## Recorded data

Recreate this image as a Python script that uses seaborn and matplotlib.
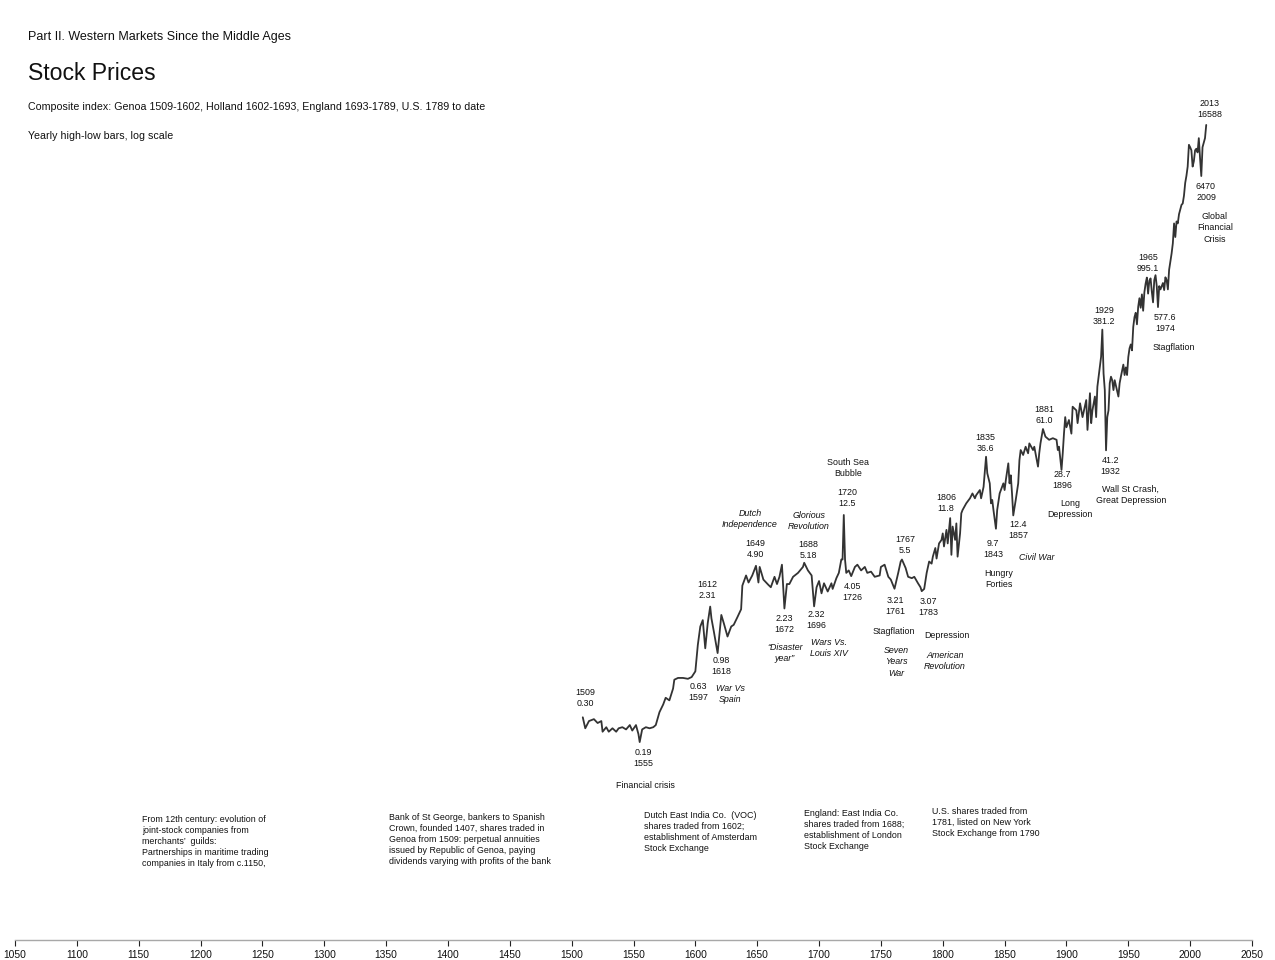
import matplotlib
matplotlib.use("Agg")
import matplotlib.pyplot as plt
import seaborn as sns
import pandas as pd

# composite index (yearly high/low extremes traced as one path)
years = [
    1509, 1511, 1514, 1518, 1521, 1524, 1525, 1528, 1530, 1533, 1536, 1538, 1541, 1544,
    1547, 1549, 1552, 1554, 1555, 1557, 1560, 1563, 1566, 1568, 1571, 1574, 1576, 1579,
    1582, 1583, 1586, 1590, 1594, 1597, 1600, 1602, 1604, 1606, 1608, 1610, 1612, 1613,
    1615, 1618, 1621, 1623, 1626, 1629, 1631, 1634, 1637, 1638, 1641, 1643, 1646, 1649,
    1651, 1652, 1655, 1659, 1661, 1664, 1666, 1668, 1670, 1672, 1674, 1676, 1679, 1683,
    1687, 1688, 1691, 1694, 1696, 1698, 1700, 1702, 1704, 1707, 1710, 1711, 1714, 1716,
    1718, 1719, 1720, 1721, 1722, 1724, 1726, 1729, 1731, 1734, 1737, 1739, 1742, 1745,
    1749, 1750, 1753, 1756, 1758, 1761, 1764, 1766, 1767, 1770, 1772, 1775, 1777, 1780,
    1782, 1783, 1785, 1787, 1789, 1791, 1792, 1794, 1795, 1797, 1799, 1800, 1801, 1803,
    1804, 1806, 1807, 1808, 1810, 1811, 1812, 1814, 1815, 1816, 1819, 1822, 1824, 1826,
    1827, 1830, 1831, 1833, 1835, 1836, 1838, 1839, 1840, 1841, 1843, 1844, 1846, 1849,
    1850, 1851, 1853, 1854, 1855, 1856, 1857, 1859, 1861, 1862, 1863, 1865, 1867, 1869,
    1870, 1873, 1874, 1877, 1878, 1879, 1881, 1883, 1886, 1889, 1892, 1893, 1894, 1896,
    1897, 1898, 1899, 1900, 1902, 1904, 1905, 1908, 1909, 1911, 1913, 1916, 1917, 1919,
    1920, 1921, 1923, 1924, 1925, 1927, 1928, 1929, 1930, 1931, 1932, 1933, 1934, 1935,
    1936, 1937, 1938, 1939, 1942, 1943, 1944, 1946, 1947, 1948, 1949, 1950, 1951, 1952,
    1953, 1954, 1955, 1956, 1957, 1958, 1959, 1960, 1961, 1962, 1963, 1964, 1965, 1966,
    1967, 1968, 1969, 1970, 1971, 1972, 1973, 1974, 1975, 1976, 1978, 1979, 1980, 1981,
    1982, 1983, 1985, 1986, 1987, 1988, 1989, 1990, 1991, 1993, 1994, 1995, 1996, 1997,
    1998, 1999, 2000, 2001, 2002, 2003, 2004, 2005, 2006, 2007, 2008, 2009, 2010, 2011,
    2012, 2013,
]
index_values = [
    0.30, 0.245, 0.28, 0.29, 0.27, 0.28, 0.23, 0.25, 0.23, 0.245, 0.23, 0.245, 0.25, 0.24,
    0.26, 0.235, 0.26, 0.22, 0.19, 0.24, 0.25, 0.245, 0.25, 0.26, 0.33, 0.38, 0.43, 0.41,
    0.51, 0.60, 0.62, 0.62, 0.61, 0.63, 0.70, 1.14, 1.6, 1.8, 1.07, 1.7, 2.31, 1.86,
    1.45, 0.98, 1.98, 1.7, 1.33, 1.6, 1.65, 1.9, 2.2, 3.4, 4.1, 3.6, 4.1, 4.90,
    3.6, 4.8, 3.8, 3.45, 3.3, 4.0, 3.5, 4.0, 5.0, 2.23, 3.5, 3.5, 4.0, 4.3,
    4.8, 5.18, 4.5, 4.1, 2.32, 3.3, 3.7, 2.95, 3.55, 3.05, 3.55, 3.2, 3.9, 4.3,
    5.5, 5.5, 12.5, 5.5, 4.3, 4.5, 4.05, 4.8, 5.0, 4.5, 4.8, 4.3, 4.4, 4.0,
    4.1, 4.8, 5.0, 4.0, 3.8, 3.21, 4.3, 5.3, 5.5, 4.7, 4.0, 3.9, 4.0, 3.55,
    3.3, 3.07, 3.2, 4.3, 5.3, 5.1, 5.8, 6.8, 5.6, 7.4, 7.9, 8.9, 7.0, 9.5,
    7.4, 11.8, 6.0, 10.1, 7.9, 10.7, 5.8, 8.9, 12.9, 13.7, 15.5, 17.0, 18.6, 17.0,
    18.0, 19.8, 17.0, 21.0, 36.6, 27.0, 22.4, 15.5, 16.5, 13.7, 9.7, 13.7, 18.6, 22.4,
    19.8, 23.8, 32.4, 22.4, 26.0, 18.6, 12.4, 16.5, 22.4, 34.4, 41.4, 37.8, 44.0, 39.0,
    46.8, 41.4, 44.0, 30.5, 39.0, 46.8, 61.0, 53.0, 50.0, 51.5, 50.0, 41.4, 44.0, 28.7,
    39.0, 56.0, 76.0, 63.0, 72.0, 56.0, 92.0, 86.0, 68.0, 98.0, 76.0, 104.0, 60.0, 118.0,
    68.0, 86.0, 111.0, 76.0, 133.0, 192.0, 231.0, 381.2, 170.0, 125.0, 41.2, 76.0, 86.0, 142.0,
    160.0, 150.0, 125.0, 150.0, 111.0, 142.0, 160.0, 200.0, 165.0, 190.0, 165.0, 230.0, 270.0, 290.0,
    260.0, 400.0, 480.0, 520.0, 420.0, 580.0, 680.0, 570.0, 730.0, 540.0, 760.0, 890.0, 995.1, 740.0,
    940.0, 980.0, 770.0, 630.0, 950.0, 1040.0, 850.0, 577.6, 850.0, 800.0, 900.0, 790.0, 1000.0, 950.0,
    800.0, 1150.0, 1550.0, 1870.0, 2700.0, 2100.0, 2800.0, 2700.0, 3200.0, 3800.0, 3900.0, 4500.0, 5700.0, 6500.0,
    7700.0, 11500.0, 11000.0, 10400.0, 7700.0, 8500.0, 10400.0, 10700.0, 10000.0, 13000.0, 9000.0, 6470.0, 11000.0, 12000.0,
    13000.0, 16588.0,
]

tick_years = list(range(1050, 2051, 50))

# labels next to the line: (text, x px, y px, italic)
event_labels = [
    ("1509\n0.30", 585, 698, False),
    ("0.19\n1555", 643, 758, False),
    ("Financial crisis", 645, 786, False),
    ("0.63\n1597", 698, 692, False),
    ("War Vs\nSpain", 730, 694, True),
    ("0.98\n1618", 721, 666, False),
    ("1612\n2.31", 707, 590, False),
    ("Dutch\nIndependence", 750, 519, True),
    ("1649\n4.90", 755, 549, False),
    ("2.23\n1672", 784, 624, False),
    ("\u201cDisaster\nyear\u201d", 785, 653, True),
    ("Glorious\nRevolution", 809, 521, True),
    ("1688\n5.18", 808, 550, False),
    ("2.32\n1696", 816, 620, False),
    ("Wars Vs.\nLouis XIV", 829, 648, True),
    ("South Sea\nBubble", 848, 468, False),
    ("1720\n12.5", 847, 498, False),
    ("4.05\n1726", 852, 592, False),
    ("1767\n5.5", 905, 545, False),
    ("3.21\n1761", 895, 606, False),
    ("Stagflation", 894, 632, False),
    ("Seven\nYears\nWar", 896, 662, True),
    ("3.07\n1783", 928, 607, False),
    ("Depression", 947, 635, False),
    ("American\nRevolution", 945, 661, True),
    ("1806\n11.8", 946, 503, False),
    ("1835\n36.6", 985, 443, False),
    ("9.7\n1843", 993, 549, False),
    ("Hungry\nForties", 999, 579, False),
    ("12.4\n1857", 1018, 530, False),
    ("Civil War", 1037, 558, True),
    ("1881\n61.0", 1044, 415, False),
    ("28.7\n1896", 1062, 480, False),
    ("Long\nDepression", 1070, 509, False),
    ("1929\n381.2", 1104, 316, False),
    ("41.2\n1932", 1110, 466, False),
    ("Wall St Crash,\nGreat Depression", 1131, 495, False),
    ("1965\n995.1", 1148, 263, False),
    ("577.6\n1974", 1165, 323, False),
    ("Stagflation", 1174, 347, False),
    ("2013\n16588", 1210, 109, False),
    ("6470\n2009", 1206, 192, False),
    ("Global\nFinancial\nCrisis", 1215, 228, False),
]

# notes along the bottom: (text, left px, top px)
notes = [
    ("From 12th century: evolution of\njoint-stock companies from\nmerchants\u2019  guilds:\n"
     "Partnerships in maritime trading\ncompanies in Italy from c.1150,", 142, 815),
    ("Bank of St George, bankers to Spanish\nCrown, founded 1407, shares traded in\n"
     "Genoa from 1509: perpetual annuities\nissued by Republic of Genoa, paying\n"
     "dividends varying with profits of the bank", 389, 813),
    ("Dutch East India Co.  (VOC)\nshares traded from 1602;\nestablishment of Amsterdam\n"
     "Stock Exchange", 644, 811),
    ("England: East India Co.\nshares traded from 1688;\nestablishment of London\n"
     "Stock Exchange", 804, 809),
    ("U.S. shares traded from\n1781, listed on New York\nStock Exchange from 1790", 932, 807),
]

W, H = 1275, 960

sns.set_theme(style="white")
plt.rcParams['font.family'] = ['Liberation Sans', 'DejaVu Sans']

fig = plt.figure(figsize=(W / 100, H / 100), dpi=100)
fig.patch.set_facecolor('white')
ax = fig.add_axes([15 / W, 20 / H, 1237 / W, 920 / H])

df = pd.DataFrame({'year': years, 'index': index_values})
sns.lineplot(data=df, x='year', y='index', ax=ax, color='#333333',
             linewidth=1.3, estimator=None)

# log scale: 1 decade ~ 124.9 px, value 1.0 sits at y=652 px
ax.set_yscale('log')
ax.set_xlim(1050, 2050)
ax.set_ylim(10 ** ((652 - 940) / 124.9), 10 ** ((652 - 20) / 124.9))
ax.set_xlabel('')
ax.set_ylabel('')

ax.set_xticks(tick_years)
ax.set_xticklabels([str(t) for t in tick_years])
ax.tick_params(axis='x', bottom=True, direction='out', length=4, width=0.8,
               color='#222222', labelcolor='#111111', labelsize=7.4, pad=3)
ax.tick_params(axis='y', which='both', left=False, labelleft=False)
for side in ['left', 'right', 'top']:
    ax.spines[side].set_visible(False)
ax.spines['bottom'].set_color('#a8a8a8')
ax.spines['bottom'].set_linewidth(1.0)
ax.grid(False)


def put(x, y, s, ha='center', va='center', size=6.4, italic=False):
    fig.text(x / W, 1 - y / H, s, ha=ha, va=va, fontsize=size,
             style='italic' if italic else 'normal', color='#111111',
             linespacing=1.3)


# header
put(28, 37, "Part II. Western Markets Since the Middle Ages", ha='left', size=9)
put(28, 74, "Stock Prices", ha='left', size=16.6)
put(28, 107, "Composite index: Genoa 1509-1602, Holland 1602-1693, England 1693-1789, "
    "U.S. 1789 to date", ha='left', size=7.7)
put(28, 136, "Yearly high-low bars, log scale", ha='left', size=7.7)

for text, x, y, italic in event_labels:
    put(x, y, text, italic=italic)

for text, x, y in notes:
    put(x, y, text, ha='left', va='top')

fig.savefig('out.png', dpi=100, facecolor='white')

## Exercise description
Give the count of lines in the listing above that include "seaborn", with no other words.

## Final result
2